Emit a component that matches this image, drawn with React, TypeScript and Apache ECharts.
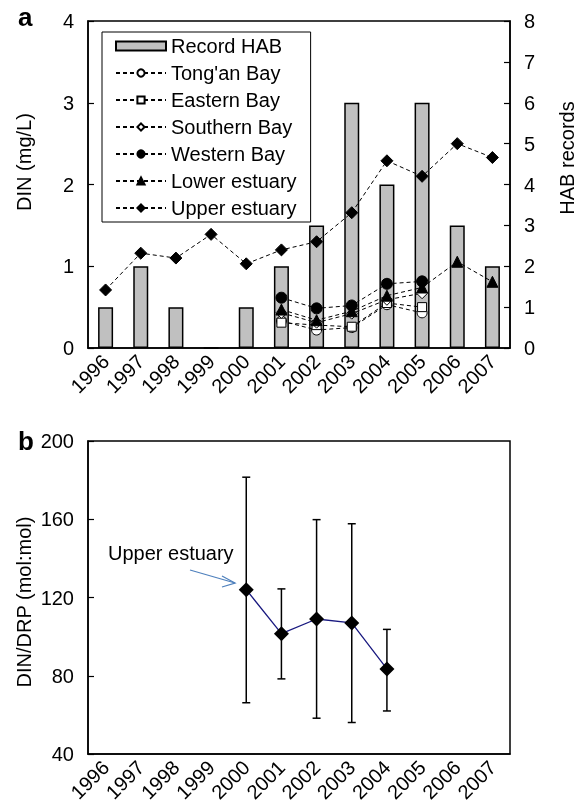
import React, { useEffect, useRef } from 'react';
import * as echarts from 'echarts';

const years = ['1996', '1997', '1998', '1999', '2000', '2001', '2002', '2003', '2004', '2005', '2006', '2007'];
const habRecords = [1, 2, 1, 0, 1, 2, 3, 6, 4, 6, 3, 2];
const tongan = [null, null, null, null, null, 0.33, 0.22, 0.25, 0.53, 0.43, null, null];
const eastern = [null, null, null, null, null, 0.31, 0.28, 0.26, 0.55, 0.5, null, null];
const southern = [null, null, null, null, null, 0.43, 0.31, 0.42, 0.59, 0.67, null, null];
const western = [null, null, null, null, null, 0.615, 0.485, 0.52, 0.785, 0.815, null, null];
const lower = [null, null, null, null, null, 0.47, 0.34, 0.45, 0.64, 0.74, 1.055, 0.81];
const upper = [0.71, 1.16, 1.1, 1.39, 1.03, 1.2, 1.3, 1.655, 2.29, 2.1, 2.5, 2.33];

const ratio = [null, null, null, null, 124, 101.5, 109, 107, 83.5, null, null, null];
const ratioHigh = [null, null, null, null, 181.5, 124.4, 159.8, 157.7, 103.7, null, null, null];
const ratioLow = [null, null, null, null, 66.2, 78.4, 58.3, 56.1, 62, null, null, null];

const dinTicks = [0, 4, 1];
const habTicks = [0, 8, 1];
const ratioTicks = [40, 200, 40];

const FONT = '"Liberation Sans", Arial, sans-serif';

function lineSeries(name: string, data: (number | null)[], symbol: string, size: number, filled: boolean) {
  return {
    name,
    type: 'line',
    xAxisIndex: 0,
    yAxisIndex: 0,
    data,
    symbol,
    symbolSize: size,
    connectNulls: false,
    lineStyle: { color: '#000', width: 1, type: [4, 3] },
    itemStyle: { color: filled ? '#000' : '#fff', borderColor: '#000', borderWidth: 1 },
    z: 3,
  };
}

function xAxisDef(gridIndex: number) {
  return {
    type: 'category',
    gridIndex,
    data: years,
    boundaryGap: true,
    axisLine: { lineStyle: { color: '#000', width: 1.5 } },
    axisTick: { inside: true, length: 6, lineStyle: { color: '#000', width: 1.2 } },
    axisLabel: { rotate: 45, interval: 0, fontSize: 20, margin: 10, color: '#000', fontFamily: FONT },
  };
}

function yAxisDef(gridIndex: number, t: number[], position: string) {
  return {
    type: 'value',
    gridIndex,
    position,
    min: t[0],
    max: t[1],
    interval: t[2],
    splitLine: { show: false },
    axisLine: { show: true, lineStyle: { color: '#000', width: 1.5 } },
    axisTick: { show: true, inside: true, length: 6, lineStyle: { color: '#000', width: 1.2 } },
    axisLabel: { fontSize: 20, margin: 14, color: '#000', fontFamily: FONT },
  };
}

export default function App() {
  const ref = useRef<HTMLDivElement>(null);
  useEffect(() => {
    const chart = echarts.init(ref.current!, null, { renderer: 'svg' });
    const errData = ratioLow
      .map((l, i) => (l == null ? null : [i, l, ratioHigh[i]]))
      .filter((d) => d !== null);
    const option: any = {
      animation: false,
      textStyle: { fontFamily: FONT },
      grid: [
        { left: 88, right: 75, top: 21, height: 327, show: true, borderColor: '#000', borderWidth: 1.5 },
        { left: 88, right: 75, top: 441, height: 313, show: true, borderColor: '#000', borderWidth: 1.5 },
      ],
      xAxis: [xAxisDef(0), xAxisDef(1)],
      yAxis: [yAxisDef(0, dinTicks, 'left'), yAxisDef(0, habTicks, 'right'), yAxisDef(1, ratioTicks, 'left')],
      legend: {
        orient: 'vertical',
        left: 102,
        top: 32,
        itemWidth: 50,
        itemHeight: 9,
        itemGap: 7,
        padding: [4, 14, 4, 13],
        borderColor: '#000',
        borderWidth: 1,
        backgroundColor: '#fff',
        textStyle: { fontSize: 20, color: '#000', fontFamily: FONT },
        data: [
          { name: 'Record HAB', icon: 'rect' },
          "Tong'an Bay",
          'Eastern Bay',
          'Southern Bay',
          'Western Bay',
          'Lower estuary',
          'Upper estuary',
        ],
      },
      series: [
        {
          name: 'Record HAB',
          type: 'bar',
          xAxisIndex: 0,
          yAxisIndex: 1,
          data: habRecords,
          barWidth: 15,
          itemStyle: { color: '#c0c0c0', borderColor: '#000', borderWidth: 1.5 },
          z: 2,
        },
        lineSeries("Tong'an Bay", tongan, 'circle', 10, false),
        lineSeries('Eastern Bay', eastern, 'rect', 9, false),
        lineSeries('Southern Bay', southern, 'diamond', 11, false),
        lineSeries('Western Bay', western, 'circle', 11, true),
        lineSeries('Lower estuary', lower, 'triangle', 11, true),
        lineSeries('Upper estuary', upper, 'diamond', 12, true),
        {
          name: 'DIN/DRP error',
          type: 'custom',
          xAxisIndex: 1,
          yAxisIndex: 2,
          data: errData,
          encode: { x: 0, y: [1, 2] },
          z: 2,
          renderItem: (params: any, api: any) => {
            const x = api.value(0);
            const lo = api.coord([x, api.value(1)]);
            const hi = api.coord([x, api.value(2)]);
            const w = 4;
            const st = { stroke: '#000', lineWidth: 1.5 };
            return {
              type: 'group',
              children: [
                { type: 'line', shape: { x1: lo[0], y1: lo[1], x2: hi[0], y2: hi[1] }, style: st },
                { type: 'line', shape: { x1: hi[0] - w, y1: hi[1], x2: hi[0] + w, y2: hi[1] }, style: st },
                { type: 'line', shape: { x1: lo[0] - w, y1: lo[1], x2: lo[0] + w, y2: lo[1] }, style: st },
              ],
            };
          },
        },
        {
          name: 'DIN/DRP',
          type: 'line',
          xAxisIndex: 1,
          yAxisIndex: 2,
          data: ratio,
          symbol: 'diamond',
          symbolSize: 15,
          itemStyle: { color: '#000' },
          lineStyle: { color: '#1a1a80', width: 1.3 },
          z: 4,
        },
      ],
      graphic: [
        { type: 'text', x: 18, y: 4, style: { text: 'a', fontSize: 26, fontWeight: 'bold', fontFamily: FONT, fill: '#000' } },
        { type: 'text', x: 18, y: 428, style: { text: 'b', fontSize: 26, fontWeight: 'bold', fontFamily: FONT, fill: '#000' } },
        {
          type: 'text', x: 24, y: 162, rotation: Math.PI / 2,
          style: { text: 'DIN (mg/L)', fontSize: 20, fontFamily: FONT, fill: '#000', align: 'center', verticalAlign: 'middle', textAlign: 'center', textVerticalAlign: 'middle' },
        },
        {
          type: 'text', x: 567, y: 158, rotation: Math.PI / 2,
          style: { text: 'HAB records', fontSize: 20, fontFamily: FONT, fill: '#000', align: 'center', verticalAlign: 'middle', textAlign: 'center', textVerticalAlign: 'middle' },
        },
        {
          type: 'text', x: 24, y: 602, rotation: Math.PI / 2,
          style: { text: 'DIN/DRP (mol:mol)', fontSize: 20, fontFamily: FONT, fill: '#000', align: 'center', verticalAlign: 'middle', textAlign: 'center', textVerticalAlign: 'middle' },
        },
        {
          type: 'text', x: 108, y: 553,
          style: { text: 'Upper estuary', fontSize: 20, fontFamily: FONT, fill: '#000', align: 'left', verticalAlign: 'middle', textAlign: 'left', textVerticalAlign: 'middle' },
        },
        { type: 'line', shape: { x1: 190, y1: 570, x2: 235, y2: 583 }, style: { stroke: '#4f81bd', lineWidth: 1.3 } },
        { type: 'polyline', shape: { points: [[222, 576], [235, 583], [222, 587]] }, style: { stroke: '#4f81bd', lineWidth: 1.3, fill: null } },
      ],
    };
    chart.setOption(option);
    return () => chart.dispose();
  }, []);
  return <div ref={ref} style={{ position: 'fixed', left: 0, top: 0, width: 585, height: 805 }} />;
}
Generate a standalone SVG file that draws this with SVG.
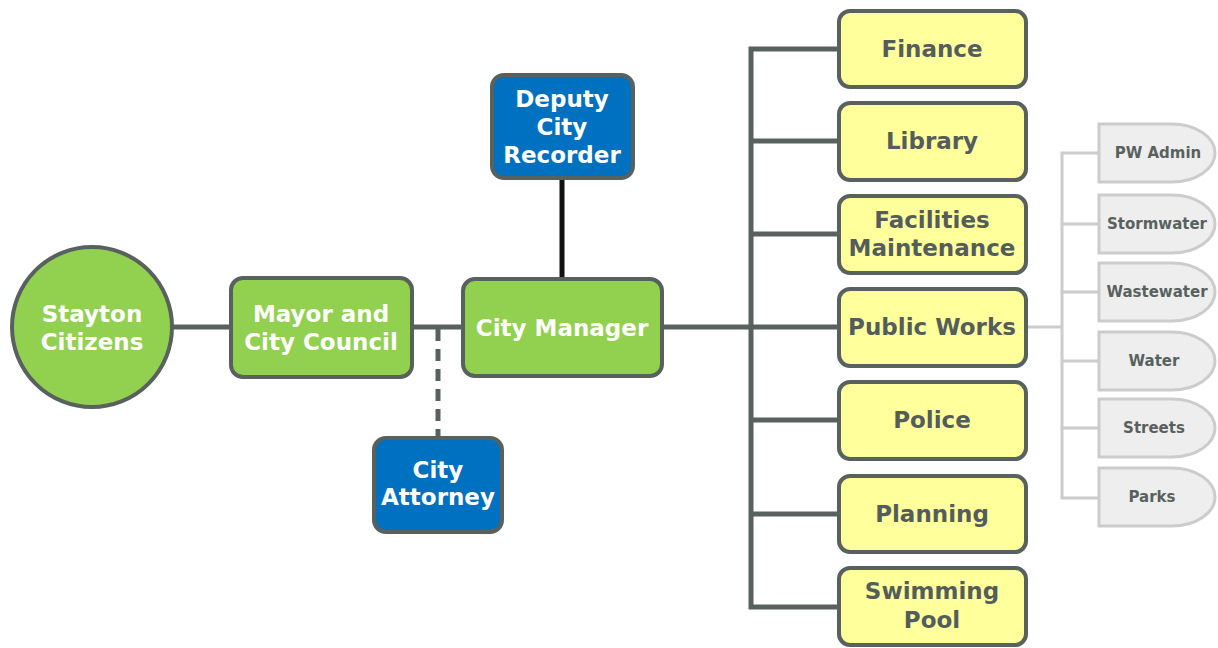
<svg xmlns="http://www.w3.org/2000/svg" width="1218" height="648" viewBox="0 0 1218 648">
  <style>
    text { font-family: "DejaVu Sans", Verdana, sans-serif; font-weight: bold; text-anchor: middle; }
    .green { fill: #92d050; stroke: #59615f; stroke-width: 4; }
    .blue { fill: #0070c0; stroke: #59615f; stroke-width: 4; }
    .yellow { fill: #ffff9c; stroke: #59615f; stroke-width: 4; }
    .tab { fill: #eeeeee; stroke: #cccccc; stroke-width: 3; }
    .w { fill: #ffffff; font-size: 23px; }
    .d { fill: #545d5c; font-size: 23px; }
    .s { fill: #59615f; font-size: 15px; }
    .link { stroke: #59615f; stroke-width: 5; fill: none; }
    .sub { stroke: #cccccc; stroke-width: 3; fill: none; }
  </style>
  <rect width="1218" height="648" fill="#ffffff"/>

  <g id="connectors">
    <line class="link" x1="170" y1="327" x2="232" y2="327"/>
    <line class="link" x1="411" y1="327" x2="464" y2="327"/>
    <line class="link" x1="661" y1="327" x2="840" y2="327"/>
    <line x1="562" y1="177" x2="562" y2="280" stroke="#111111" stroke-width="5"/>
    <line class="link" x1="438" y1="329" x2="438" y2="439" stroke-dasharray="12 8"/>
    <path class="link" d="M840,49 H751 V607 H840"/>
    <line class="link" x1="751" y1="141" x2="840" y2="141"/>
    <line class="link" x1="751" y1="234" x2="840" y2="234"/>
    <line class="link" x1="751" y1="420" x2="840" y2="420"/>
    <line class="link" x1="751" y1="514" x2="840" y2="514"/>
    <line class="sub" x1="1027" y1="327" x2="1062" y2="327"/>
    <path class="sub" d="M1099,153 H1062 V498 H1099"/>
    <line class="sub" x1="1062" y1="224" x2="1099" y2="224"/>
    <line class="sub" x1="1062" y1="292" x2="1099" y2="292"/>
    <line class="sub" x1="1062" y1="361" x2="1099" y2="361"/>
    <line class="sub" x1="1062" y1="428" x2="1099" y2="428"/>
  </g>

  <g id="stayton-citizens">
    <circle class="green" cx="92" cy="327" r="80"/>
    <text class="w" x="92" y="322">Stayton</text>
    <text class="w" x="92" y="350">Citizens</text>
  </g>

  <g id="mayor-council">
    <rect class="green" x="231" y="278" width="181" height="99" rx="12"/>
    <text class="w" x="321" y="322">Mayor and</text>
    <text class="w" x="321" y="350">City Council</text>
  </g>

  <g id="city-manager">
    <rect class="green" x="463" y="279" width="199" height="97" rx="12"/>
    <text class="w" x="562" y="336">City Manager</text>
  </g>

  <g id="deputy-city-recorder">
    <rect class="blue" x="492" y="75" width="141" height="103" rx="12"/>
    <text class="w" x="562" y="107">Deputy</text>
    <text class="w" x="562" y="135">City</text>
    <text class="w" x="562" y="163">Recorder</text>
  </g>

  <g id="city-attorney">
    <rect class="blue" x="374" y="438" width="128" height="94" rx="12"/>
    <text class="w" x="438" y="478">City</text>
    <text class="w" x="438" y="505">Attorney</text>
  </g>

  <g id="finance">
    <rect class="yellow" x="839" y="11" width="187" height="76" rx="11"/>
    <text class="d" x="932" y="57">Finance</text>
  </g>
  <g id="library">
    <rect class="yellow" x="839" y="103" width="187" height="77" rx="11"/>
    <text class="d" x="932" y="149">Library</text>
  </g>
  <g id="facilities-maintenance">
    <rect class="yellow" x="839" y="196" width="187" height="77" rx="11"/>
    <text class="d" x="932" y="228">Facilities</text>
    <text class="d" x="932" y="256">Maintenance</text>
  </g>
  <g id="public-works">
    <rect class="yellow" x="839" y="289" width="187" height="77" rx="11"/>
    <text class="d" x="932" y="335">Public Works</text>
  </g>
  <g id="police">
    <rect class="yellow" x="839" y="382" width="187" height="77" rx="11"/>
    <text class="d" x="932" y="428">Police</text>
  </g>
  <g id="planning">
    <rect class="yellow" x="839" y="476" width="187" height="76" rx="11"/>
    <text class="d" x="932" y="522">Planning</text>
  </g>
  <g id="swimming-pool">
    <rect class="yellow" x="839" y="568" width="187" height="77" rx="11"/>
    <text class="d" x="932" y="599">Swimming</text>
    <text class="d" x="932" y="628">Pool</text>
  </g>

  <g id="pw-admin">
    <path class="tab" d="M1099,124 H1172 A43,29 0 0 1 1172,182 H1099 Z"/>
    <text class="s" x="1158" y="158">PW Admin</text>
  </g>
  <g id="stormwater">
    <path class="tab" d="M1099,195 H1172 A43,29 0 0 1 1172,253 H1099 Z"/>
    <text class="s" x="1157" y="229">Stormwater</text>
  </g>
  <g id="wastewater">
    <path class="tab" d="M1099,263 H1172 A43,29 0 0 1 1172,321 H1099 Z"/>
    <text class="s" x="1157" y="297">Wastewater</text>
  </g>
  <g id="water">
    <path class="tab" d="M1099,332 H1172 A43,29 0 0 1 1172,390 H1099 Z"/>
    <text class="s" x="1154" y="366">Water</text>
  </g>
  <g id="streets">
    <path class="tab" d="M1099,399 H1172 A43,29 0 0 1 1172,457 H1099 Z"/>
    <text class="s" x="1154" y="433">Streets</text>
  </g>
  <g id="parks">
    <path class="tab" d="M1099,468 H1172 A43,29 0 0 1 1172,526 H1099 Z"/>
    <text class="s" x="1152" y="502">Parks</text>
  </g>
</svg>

Given request: Write out exactly the lines between the start of the data and the line with "import * as echarts from 'echarts';", including both, but none of the pictures.

Output of the task:
Emit a component that matches this image, drawn with React, TypeScript and Apache ECharts.
import React, { useEffect, useRef } from 'react';
import * as echarts from 'echarts';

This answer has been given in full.